Dealing with infiltrators, smugglers and rival spies has become second nature after two years working with her fellow spies, but Sarhya will need more than talent to handle the crisis headed her way.

This is a nit that may not bother anyone else, but I was trying to figure out who would be infiltrating the SSS? I could kind of imagine them infiltrating government groups but vice versa?

And, of course, if you say she'll need more than talent, I start to wonder what else she'll need -- friends, wits, knowledge?

6 comments:

Sarah Laurenson said...

IMO It's good, but not quite there. I think it needs some cutting. "just" "always" - these are words that editors are generally unhappy to see in a manuscript and you have them both in the last sentence. There are things here that border on cliche.

It's like you have this great story and you're hiding it behind stuff that's safe. I'd like to see it break out.

So I took a stab at what I think is essential leaving lots of room for more voice.

As a stealth master, Sarhya helps protect other street kids hiding from a despotic government that considers orphans nothing more than cheap labor. For the first time, an adult has asked to join their ranks – the legendary Black Dragon, a stealth master like herself. Sarhya is none too pleased to have someone encroaching on her position, no matter how famous he is. The Black Dragon's former employer is determined to get him back by blackmailing an unsuspecting Sarhya, who is about to find out how harsh reality can be when it comes to learning the truth about her family.

Wilkins MacQueen said...

Totally with Sarah, and great revision btw Sarah.

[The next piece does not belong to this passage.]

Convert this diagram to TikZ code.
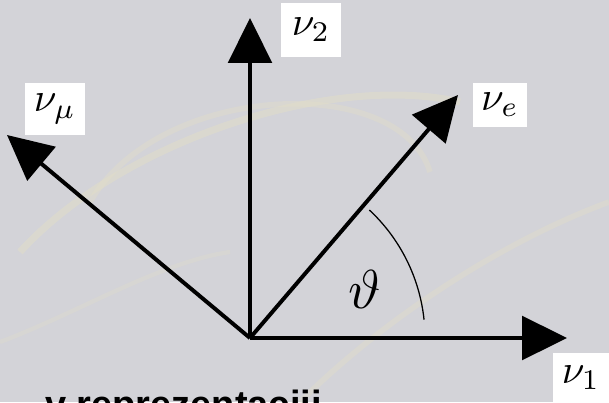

Can I suggest you put the organization name first then the initials in brackets when you mention the organization. After that use SSS.

I'm still guessing (as I did from the first go around) that Black Dragon is the mc's dad and that's why he wants in the kid organization. If so you can say so in the query, unbeknownst to... Black Dragon...

Don't hide the plot in the query which you have done without fail in each revision.

Back in the toaster oven. Please address the issues in the query that have been raised, more than once.

Until those problems are dealt with you won't get any farther.

Nice re-write but I wish you'd tackle the ambiguity I feel from the lack of story. Again.

Not giving out enough of the plot. Again.

You can fix this easily,so will you please?

Wilkins MacQueen said...
This comment has been removed by the author.
Wilkins MacQueen said...

Sorry, posted comment twice. I deleted it.

Wilkins MacQueen said...
This comment has been removed by the author.
vkw said...

My first thought is that the plot sounds a bit more complicated and uninteresting to a middle grade level.

I am not expert on this.

Sarhya and her friends live in a dangerous world where street kids are rounded up by the government to be used as cheap labor. As a stealth master, its become second nature for her to deal with infiltrators, smugglers and rival spies. (this is kind of odd to me. I would think street kids would be hoaning their skills on hiding, freeing kids taken and surviving).

For the first time in the group's history, an adult has asked to join their cause. He is none other than the Black Dragon who is renown (for something). Sarhya is none to happy when his request in granted. She doesn't want someone encroaching on her leadership. And, don't adults always take over?

Why does SSS as a whole have to deal with Black Dragon quitting his employer to join theirs? Doesn't sound like the employer took offense.

Sarhya's injured ego becomes the least of her worries when Black Dragon's former employer blackmails her in order to get him back. (what kind of blackmail and how does it lead to her learning about her family?)

The query is too wordy. There are meaningless phrases in here that can be easily cut.